## COLLECTED MATERIAL
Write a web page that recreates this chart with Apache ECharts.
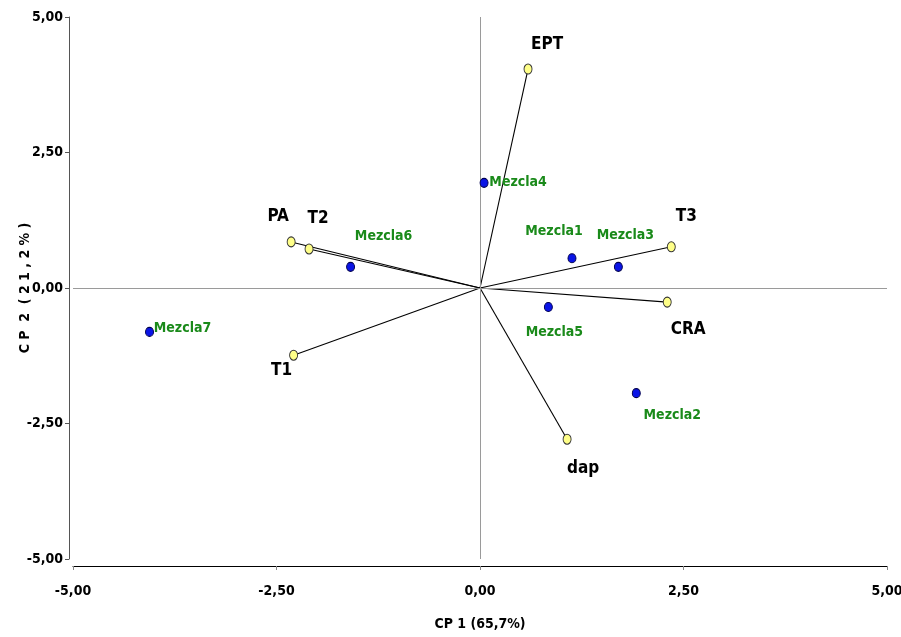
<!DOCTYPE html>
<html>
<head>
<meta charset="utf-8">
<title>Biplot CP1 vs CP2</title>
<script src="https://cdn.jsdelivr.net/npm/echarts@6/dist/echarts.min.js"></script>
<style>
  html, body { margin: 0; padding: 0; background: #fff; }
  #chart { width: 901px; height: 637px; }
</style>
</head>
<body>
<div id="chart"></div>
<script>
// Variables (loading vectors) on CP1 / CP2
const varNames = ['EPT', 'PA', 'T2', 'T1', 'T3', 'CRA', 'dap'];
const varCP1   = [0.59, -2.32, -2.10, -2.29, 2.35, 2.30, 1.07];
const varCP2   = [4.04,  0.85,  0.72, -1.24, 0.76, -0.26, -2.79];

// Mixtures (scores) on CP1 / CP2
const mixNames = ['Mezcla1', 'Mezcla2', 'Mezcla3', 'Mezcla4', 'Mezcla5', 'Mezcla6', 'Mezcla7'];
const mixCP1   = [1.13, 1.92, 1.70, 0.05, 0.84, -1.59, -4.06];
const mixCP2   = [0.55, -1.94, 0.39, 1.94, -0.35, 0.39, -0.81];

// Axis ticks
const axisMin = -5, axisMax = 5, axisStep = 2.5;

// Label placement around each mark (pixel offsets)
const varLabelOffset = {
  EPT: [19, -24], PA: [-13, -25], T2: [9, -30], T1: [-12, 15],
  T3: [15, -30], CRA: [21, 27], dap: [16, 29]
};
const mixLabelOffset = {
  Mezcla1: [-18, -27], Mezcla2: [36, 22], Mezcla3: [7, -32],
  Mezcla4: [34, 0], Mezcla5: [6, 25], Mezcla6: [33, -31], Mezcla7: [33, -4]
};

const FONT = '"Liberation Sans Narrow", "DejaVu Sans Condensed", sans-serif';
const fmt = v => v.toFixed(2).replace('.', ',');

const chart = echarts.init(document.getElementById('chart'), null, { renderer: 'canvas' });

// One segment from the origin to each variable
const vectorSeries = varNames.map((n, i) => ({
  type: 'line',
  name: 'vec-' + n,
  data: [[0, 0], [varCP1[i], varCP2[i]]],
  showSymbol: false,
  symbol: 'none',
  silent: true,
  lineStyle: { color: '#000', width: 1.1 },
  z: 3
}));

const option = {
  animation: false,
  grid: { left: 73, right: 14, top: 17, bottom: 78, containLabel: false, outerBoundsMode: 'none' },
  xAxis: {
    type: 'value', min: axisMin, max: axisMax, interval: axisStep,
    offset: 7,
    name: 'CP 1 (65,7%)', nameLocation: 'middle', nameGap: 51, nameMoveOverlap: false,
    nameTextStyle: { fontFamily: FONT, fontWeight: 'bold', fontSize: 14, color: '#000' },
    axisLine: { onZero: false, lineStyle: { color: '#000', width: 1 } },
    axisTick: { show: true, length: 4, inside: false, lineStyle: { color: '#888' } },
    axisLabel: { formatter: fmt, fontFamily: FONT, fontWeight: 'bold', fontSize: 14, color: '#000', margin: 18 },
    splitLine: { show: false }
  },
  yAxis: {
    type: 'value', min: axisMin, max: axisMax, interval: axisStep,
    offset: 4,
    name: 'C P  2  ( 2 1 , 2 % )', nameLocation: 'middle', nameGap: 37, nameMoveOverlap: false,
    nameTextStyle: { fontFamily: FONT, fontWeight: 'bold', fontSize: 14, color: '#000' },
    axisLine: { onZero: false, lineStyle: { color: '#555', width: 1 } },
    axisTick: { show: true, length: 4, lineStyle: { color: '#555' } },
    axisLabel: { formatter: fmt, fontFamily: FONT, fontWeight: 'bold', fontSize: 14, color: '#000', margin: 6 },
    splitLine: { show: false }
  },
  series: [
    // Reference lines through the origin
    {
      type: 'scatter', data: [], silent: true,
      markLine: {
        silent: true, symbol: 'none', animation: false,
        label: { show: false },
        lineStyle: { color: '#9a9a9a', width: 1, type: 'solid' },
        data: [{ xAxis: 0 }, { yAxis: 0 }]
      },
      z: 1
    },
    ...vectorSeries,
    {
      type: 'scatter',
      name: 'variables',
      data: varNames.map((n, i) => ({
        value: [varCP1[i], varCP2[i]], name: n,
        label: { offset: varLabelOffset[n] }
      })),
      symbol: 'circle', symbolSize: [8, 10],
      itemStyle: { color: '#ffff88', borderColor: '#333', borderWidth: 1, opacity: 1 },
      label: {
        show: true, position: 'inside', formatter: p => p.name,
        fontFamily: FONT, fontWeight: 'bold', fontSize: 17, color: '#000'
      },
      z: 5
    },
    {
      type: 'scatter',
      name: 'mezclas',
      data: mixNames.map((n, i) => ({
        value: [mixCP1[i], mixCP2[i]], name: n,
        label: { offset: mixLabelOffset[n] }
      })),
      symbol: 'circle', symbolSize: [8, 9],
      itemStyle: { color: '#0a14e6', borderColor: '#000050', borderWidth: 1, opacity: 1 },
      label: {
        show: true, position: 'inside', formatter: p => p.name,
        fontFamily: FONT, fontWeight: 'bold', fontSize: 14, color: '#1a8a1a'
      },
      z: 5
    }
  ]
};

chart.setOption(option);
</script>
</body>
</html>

## EXERCISE DETAILS
What is needed is an exact reproduction of the data, pictures excluded.

## SOLUTION TO THIS EXERCISE
Write a web page that recreates this chart with Apache ECharts.
<!DOCTYPE html>
<html>
<head>
<meta charset="utf-8">
<title>Biplot CP1 vs CP2</title>
<script src="https://cdn.jsdelivr.net/npm/echarts@6/dist/echarts.min.js"></script>
<style>
  html, body { margin: 0; padding: 0; background: #fff; }
  #chart { width: 901px; height: 637px; }
</style>
</head>
<body>
<div id="chart"></div>
<script>
// Variables (loading vectors) on CP1 / CP2
const varNames = ['EPT', 'PA', 'T2', 'T1', 'T3', 'CRA', 'dap'];
const varCP1   = [0.59, -2.32, -2.10, -2.29, 2.35, 2.30, 1.07];
const varCP2   = [4.04,  0.85,  0.72, -1.24, 0.76, -0.26, -2.79];

// Mixtures (scores) on CP1 / CP2
const mixNames = ['Mezcla1', 'Mezcla2', 'Mezcla3', 'Mezcla4', 'Mezcla5', 'Mezcla6', 'Mezcla7'];
const mixCP1   = [1.13, 1.92, 1.70, 0.05, 0.84, -1.59, -4.06];
const mixCP2   = [0.55, -1.94, 0.39, 1.94, -0.35, 0.39, -0.81];

// Axis ticks
const axisMin = -5, axisMax = 5, axisStep = 2.5;

// Label placement around each mark (pixel offsets)
const varLabelOffset = {
  EPT: [19, -24], PA: [-13, -25], T2: [9, -30], T1: [-12, 15],
  T3: [15, -30], CRA: [21, 27], dap: [16, 29]
};
const mixLabelOffset = {
  Mezcla1: [-18, -27], Mezcla2: [36, 22], Mezcla3: [7, -32],
  Mezcla4: [34, 0], Mezcla5: [6, 25], Mezcla6: [33, -31], Mezcla7: [33, -4]
};

const FONT = '"Liberation Sans Narrow", "DejaVu Sans Condensed", sans-serif';
const fmt = v => v.toFixed(2).replace('.', ',');

const chart = echarts.init(document.getElementById('chart'), null, { renderer: 'canvas' });

// One segment from the origin to each variable
const vectorSeries = varNames.map((n, i) => ({
  type: 'line',
  name: 'vec-' + n,
  data: [[0, 0], [varCP1[i], varCP2[i]]],
  showSymbol: false,
  symbol: 'none',
  silent: true,
  lineStyle: { color: '#000', width: 1.1 },
  z: 3
}));

const option = {
  animation: false,
  grid: { left: 73, right: 14, top: 17, bottom: 78, containLabel: false, outerBoundsMode: 'none' },
  xAxis: {
    type: 'value', min: axisMin, max: axisMax, interval: axisStep,
    offset: 7,
    name: 'CP 1 (65,7%)', nameLocation: 'middle', nameGap: 51, nameMoveOverlap: false,
    nameTextStyle: { fontFamily: FONT, fontWeight: 'bold', fontSize: 14, color: '#000' },
    axisLine: { onZero: false, lineStyle: { color: '#000', width: 1 } },
    axisTick: { show: true, length: 4, inside: false, lineStyle: { color: '#888' } },
    axisLabel: { formatter: fmt, fontFamily: FONT, fontWeight: 'bold', fontSize: 14, color: '#000', margin: 18 },
    splitLine: { show: false }
  },
  yAxis: {
    type: 'value', min: axisMin, max: axisMax, interval: axisStep,
    offset: 4,
    name: 'C P  2  ( 2 1 , 2 % )', nameLocation: 'middle', nameGap: 37, nameMoveOverlap: false,
    nameTextStyle: { fontFamily: FONT, fontWeight: 'bold', fontSize: 14, color: '#000' },
    axisLine: { onZero: false, lineStyle: { color: '#555', width: 1 } },
    axisTick: { show: true, length: 4, lineStyle: { color: '#555' } },
    axisLabel: { formatter: fmt, fontFamily: FONT, fontWeight: 'bold', fontSize: 14, color: '#000', margin: 6 },
    splitLine: { show: false }
  },
  series: [
    // Reference lines through the origin
    {
      type: 'scatter', data: [], silent: true,
      markLine: {
        silent: true, symbol: 'none', animation: false,
        label: { show: false },
        lineStyle: { color: '#9a9a9a', width: 1, type: 'solid' },
        data: [{ xAxis: 0 }, { yAxis: 0 }]
      },
      z: 1
    },
    ...vectorSeries,
    {
      type: 'scatter',
      name: 'variables',
      data: varNames.map((n, i) => ({
        value: [varCP1[i], varCP2[i]], name: n,
        label: { offset: varLabelOffset[n] }
      })),
      symbol: 'circle', symbolSize: [8, 10],
      itemStyle: { color: '#ffff88', borderColor: '#333', borderWidth: 1, opacity: 1 },
      label: {
        show: true, position: 'inside', formatter: p => p.name,
        fontFamily: FONT, fontWeight: 'bold', fontSize: 17, color: '#000'
      },
      z: 5
    },
    {
      type: 'scatter',
      name: 'mezclas',
      data: mixNames.map((n, i) => ({
        value: [mixCP1[i], mixCP2[i]], name: n,
        label: { offset: mixLabelOffset[n] }
      })),
      symbol: 'circle', symbolSize: [8, 9],
      itemStyle: { color: '#0a14e6', borderColor: '#000050', borderWidth: 1, opacity: 1 },
      label: {
        show: true, position: 'inside', formatter: p => p.name,
        fontFamily: FONT, fontWeight: 'bold', fontSize: 14, color: '#1a8a1a'
      },
      z: 5
    }
  ]
};

chart.setOption(option);
</script>
</body>
</html>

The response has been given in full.